На протяжении всей своей литературной деятельности образоносцы активно противопоставляли себя футуристам. В первую очередь наносились удары по Маяковскому, но доставалось и Хлебникову, и Кручёных.

«Имажинизм идеологически ближе к символизму, чем к футуризму, но не к их деятелям», – писал Шершеневич.122Для него и Мариенгофа любой культ личности был невозможен. Потому их статьи были направлены в первую очередь против самопровозглашённых или наречённых лидеров – будь то Маяковский со времён их антифутуристических выступлений или Есенин во время его бунта против имажинизма.

Именно Мариенгоф в одной из своих первых статей («Имажинизм») начинает противопоставлять имажинизм как направление созидательное футуризму как направлению разрушительному. В этой же статье начинается разбор декларации и прояснение своей позиции относительно теории и практики имажинизма и символистских корней течения.
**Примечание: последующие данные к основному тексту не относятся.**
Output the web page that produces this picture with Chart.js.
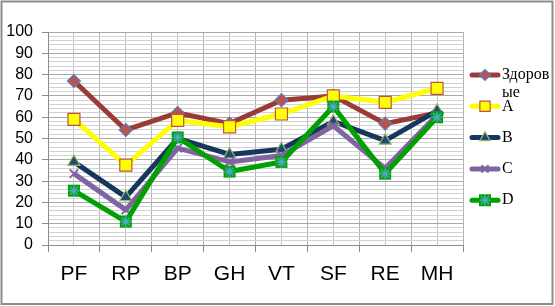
<!DOCTYPE html>
<html>
<head>
<meta charset="utf-8">
<script src="https://cdn.jsdelivr.net/npm/chart.js@4"></script>
<style>
  html, body { margin: 0; padding: 0; background: #fff; }
  #wrap { width: 555px; height: 306px; }
</style>
</head>
<body>
<div id="wrap"><canvas id="myChart1" width="555" height="306"></canvas></div>
<script>
  // Data
  const labels1 = ['PF', 'RP', 'BP', 'GH', 'VT', 'SF', 'RE', 'MH'];
  const seriesNames = ['Здоровые', 'A', 'B', 'C', 'D'];
  const healthyData = [77, 54, 62, 57, 68, 70, 57, 62];
  const aData = [59, 37.5, 58.5, 55.5, 61.5, 70, 67, 73.5];
  const bData = [39, 22.5, 50, 42.5, 45, 58, 49, 63];
  const cData = [33.5, 16.5, 45.5, 39, 42, 56, 36, 61];
  const dData = [25.5, 11, 50.5, 34.5, 39, 65, 33.5, 60];
  const yTicks = [0, 10, 20, 30, 40, 50, 60, 70, 80, 90, 100];

  // square with asterisk marker for series D
  function makeStarSquare() {
    const c = document.createElement('canvas');
    c.width = 14; c.height = 14;
    const g = c.getContext('2d');
    g.fillStyle = '#00A000';
    g.fillRect(1, 1, 12, 12);
    g.strokeStyle = '#4BACC6';
    g.lineWidth = 1.5;
    g.beginPath();
    g.moveTo(7, 1.5); g.lineTo(7, 12.5);
    g.moveTo(1.5, 7); g.lineTo(12.5, 7);
    g.moveTo(3, 3); g.lineTo(11, 11);
    g.moveTo(11, 3); g.lineTo(3, 11);
    g.stroke();
    return c;
  }
  const starSquare = makeStarSquare();

  const datasets = [
    { label: seriesNames[0], data: healthyData, borderColor: '#9B3B38', pointStyle: 'rectRot', pointRadius: 6.5,
      pointBackgroundColor: '#C0504D', pointBorderColor: '#4F81BD', pointBorderWidth: 1.2, order: 5 },
    { label: seriesNames[1], data: aData, borderColor: '#FFFF00', pointStyle: 'rect', pointRadius: 8.5,
      pointBackgroundColor: '#FFFF00', pointBorderColor: '#C0504D', pointBorderWidth: 1.2, order: 4 },
    { label: seriesNames[2], data: bData, borderColor: '#17365D', pointStyle: 'triangle', pointRadius: 7,
      pointBackgroundColor: '#1F497D', pointBorderColor: '#9BBB59', pointBorderWidth: 1.2, order: 3 },
    { label: seriesNames[3], data: cData, borderColor: '#8064A2', pointStyle: 'crossRot', pointRadius: 6,
      pointBackgroundColor: '#8064A2', pointBorderColor: '#8064A2', pointBorderWidth: 2, order: 2 },
    { label: seriesNames[4], data: dData, borderColor: '#00A000', pointStyle: starSquare, pointRadius: 7,
      pointBackgroundColor: '#00A000', pointBorderColor: '#00A000', pointBorderWidth: 1, order: 1 }
  ].map(d => Object.assign({ borderWidth: 5, tension: 0, fill: false, borderJoinStyle: 'round' }, d));

  // frame + white background
  const framePlugin = {
    id: 'frame',
    beforeDraw(chart) {
      const ctx = chart.ctx;
      ctx.save();
      ctx.fillStyle = '#fff';
      ctx.fillRect(0, 0, chart.width, chart.height);
      ctx.restore();
    },
    afterDraw(chart) {
      const ctx = chart.ctx;
      ctx.save();
      ctx.strokeStyle = '#8C8C8C';
      ctx.lineWidth = 2;
      ctx.strokeRect(1.5, 1.5, chart.width - 4, chart.height - 3.5);
      ctx.restore();
    }
  };

  // Excel-like legend: line sample with marker, serif text wrapped by characters
  const legendPlugin = {
    id: 'xlLegend',
    afterDraw(chart) {
      const ctx = chart.ctx;
      const x0 = chart.chartArea.right + 7;
      const textX = x0 + 32;
      const maxW = chart.width - textX - 4;
      ctx.save();
      ctx.font = '16px "Liberation Serif", "Times New Roman", serif';
      ctx.textBaseline = 'middle';
      chart.data.datasets.forEach((ds, i) => {
        const y = 75 + i * 31.3;
        ctx.strokeStyle = ds.borderColor;
        ctx.lineWidth = 5;
        ctx.lineCap = 'round';
        ctx.beginPath();
        ctx.moveTo(x0 + 2, y); ctx.lineTo(x0 + 28, y);
        ctx.stroke();
        ctx.lineCap = 'butt';
        ctx.fillStyle = ds.pointBackgroundColor;
        ctx.strokeStyle = ds.pointBorderColor;
        ctx.lineWidth = ds.pointBorderWidth;
        Chart.helpers.drawPoint(ctx, { pointStyle: ds.pointStyle, radius: ds.pointRadius * 0.85, rotation: 0, borderWidth: ds.pointBorderWidth }, x0 + 15, y);
        // wrap
        const lines = [];
        let cur = '';
        for (const ch of ds.label) {
          if (cur && ctx.measureText(cur + ch).width > maxW) { lines.push(cur); cur = ch; }
          else cur += ch;
        }
        lines.push(cur);
        ctx.fillStyle = '#000';
        lines.forEach((t, k) => ctx.fillText(t, textX, y + k * 18));
      });
      ctx.restore();
    }
  };

  const config1 = {
    type: 'line',
    data: { labels: labels1, datasets: datasets },
    options: {
      responsive: false,
      animation: false,
      layout: { padding: { top: 32, right: 92, left: 0, bottom: 0 } },
      plugins: { legend: { display: false }, title: { display: false }, tooltip: { enabled: false } },
      scales: {
        x: {
          offset: true,
          grid: { offset: true, color: '#B4B4B4', lineWidth: 1, tickLength: 7, tickColor: '#8C8C8C' },
          border: { color: '#8C8C8C', width: 1 },
          ticks: { color: '#000', font: { family: '"Liberation Sans Narrow", "Arial Narrow", Arial, sans-serif', size: 21 }, padding: 10, maxRotation: 0 },
          afterFit(scale) { scale.height = 61; }
        },
        x2: {
          type: 'category',
          position: 'top',
          offset: true,
          grid: { offset: false, color: '#C4C4C4', drawTicks: false },
          border: { display: false },
          ticks: { display: false },
          afterFit(scale) { scale.height = 0; }
        },
        y: {
          min: 0, max: 100,
          ticks: {
            stepSize: 2, autoSkip: false, color: '#000', padding: 9,
            font: { family: '"Liberation Sans", Arial, sans-serif', size: 16 },
            callback: v => (yTicks.includes(v) ? v : '')
          },
          grid: {
            color: c => (yTicks.includes(c.tick.value) ? '#A8A8A8' : '#D2D2D2'),
            tickColor: c => (yTicks.includes(c.tick.value) ? '#8C8C8C' : 'rgba(0,0,0,0)'),
            tickLength: 6
          },
          border: { color: '#8C8C8C' },
          afterFit(scale) { scale.width = 48; }
        }
      }
    },
    plugins: [framePlugin, legendPlugin]
  };

  const ctx = document.getElementById('myChart1').getContext('2d');
  const myChart1 = new Chart(ctx, config1);
</script>
</body>
</html>
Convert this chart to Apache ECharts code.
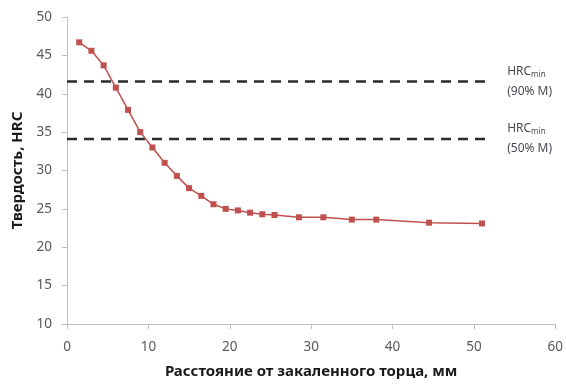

О применении и развитии творческих практик символизма пишет Вадим Шершеневич:

«Символизм был ближе к пушкинскому романтизму, чем к натурализму. И символизм продолжал жить, перейдя через футуризм, в имажинизме, который питался соком символизма и романтики, резко враждуя с футуризмом. Схематически эти смены шли так: одна линия: натурализм – футуризм – пролеткультовщина; другая линия: романтизм – символизм – имажинизм».123

А Мариенгоф об этом не только скажет, но и покажет, что строки Маяковского из поэмы «Облако в штанах» есть не что иное, как развёрнутая метафора Бальмонта:

«Трудно было не попасться на удочку. Явившиеся действовали по Диогеновым рецептам. Великий циник говорил:

“Если кто-нибудь выставляет указательный палец, то это находят в порядке вещей, но если вместо указательного он выставит средний, его сочтут сумасшедшим”. Было лестно прослыть безумцами, и так легко. Декаденты пели сладенькими голосочками: “Я ведь только облачко – / Видите, плыву”. Футуристы басили, как Христоспасительные протодиаконы: “Хотите, – / Буду безукоризненно нежный, / Не мужчина, а – облако в штанах!” Что же это, как не средний палец вместо указательного».